There are many OOM messages in the system log file on the node about some container. What does "OOM killer in rage" mean?
Nov 24 12:17:04 hwnode kernel: [758955.653217] OOM killer in rage, 16 tasks killed in ub 1234 Nov 24 12:17:04 hwnode kernel: [758955.653313] Out of memory in UB 1234: OOM killed process 21738 (php-cgi) score 0 vm:281988kB, rss:17004kB, swap:0kB Nov 24 12:17:07 hwnode kernel: [758957.803617] Out of memory in UB 1234: OOM killed process 21747 (php-cgi) score 0 vm:281988kB, rss:17008kB, swap:0kB
The resources seem to be sufficient, there is much memory left in a container. How to resolve such situation?
For the case with memory limit in a container, the recommendations are:
- increase memory limit for a container
- reconfigure services to decrease memory usage - both for static and dynamic needs
If it is global memory shortage on the node, then the resource commitments should be reviewed or some containers moved to other nodes.
OOM killer is invoked if processes of a container are trying to use memory over the limit. That memory has been allocated previously, and applications are assuming that the previously allocated memory can be used.
Usage limit is set by
swappages. There is allocation limit, controlled by
privvmpages, and if this limit is not set, in vSwap mode it is calculated automatically as:
privvmpages = (physpages + swappages) * vm_overcommit
If memory usage reached the limit and some process tries to update a page over the limit, then OOM is invoked in a container.
Every time when OOM killer is called again in short period of time (OOM relaxation period), the in-kernel counter is increased. On 10th consequent call, it enters "berserker" mode with killing more processes in addition.

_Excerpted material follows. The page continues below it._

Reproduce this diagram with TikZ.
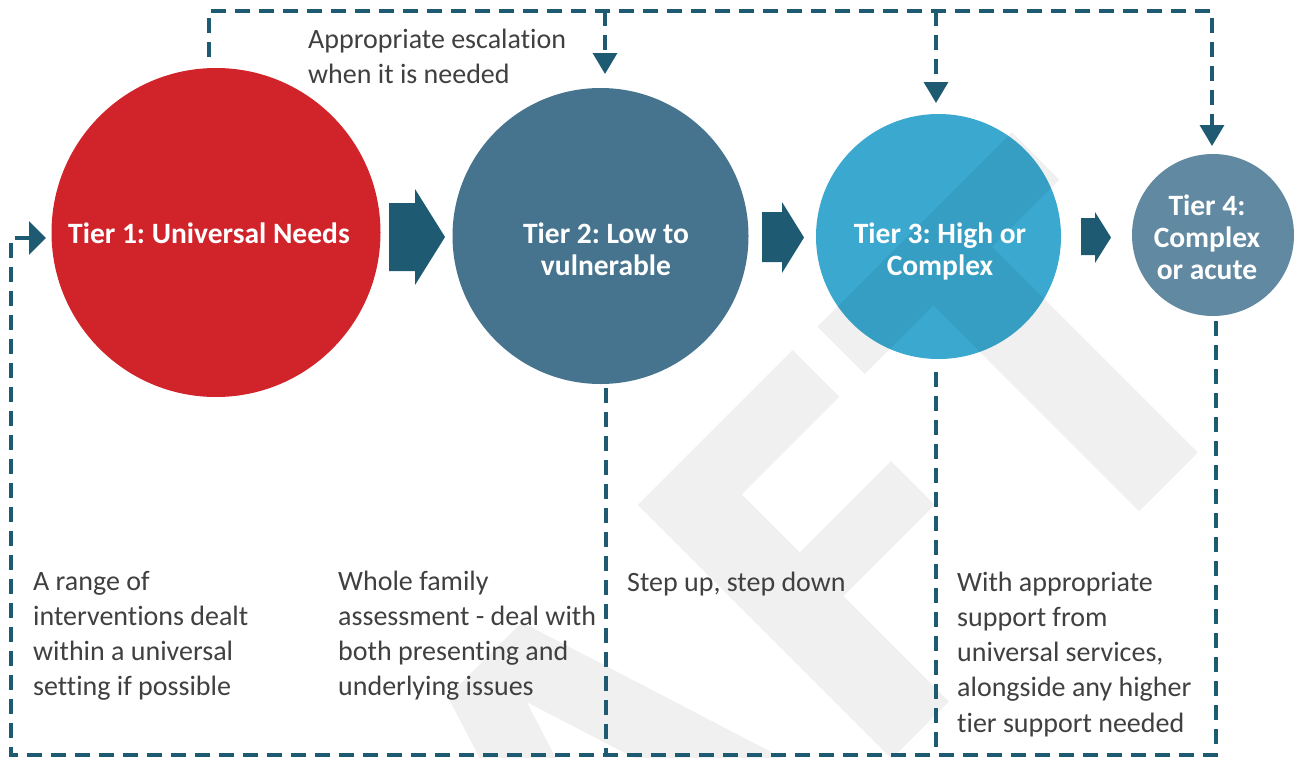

The number of processes to terminate is doubled every time, so that calling OOM killer 15 times will result in this number of killed processes in overall:
- 1st-9th time: by 1 process
- 10th time: 2 processes
- 11th time: 3 processes
- 12th time: 5 processes
- 13th time: 9 processes
- 14th time: 17 processes
- 15th time: 33 processes
On killing extra processes, the message is logged:
Nov 24 12:17:04 hwnode kernel: [758955.653217] OOM killer in rage, 16 tasks killed in ub 1234
OOM relaxation period is set to 1000 in-kernel ticks, for Virtuozzo kernel 1 tick happens every 1 millisecond. Such configuration means that "rage" counter will be reset if no OOM happens for more than 1 second.
Though it is not recommended, the relaxation period can be adjusted:
~# sysctl -w vm.oom_relaxation=500
This means that it is considered safe to have 2 OOMs per second.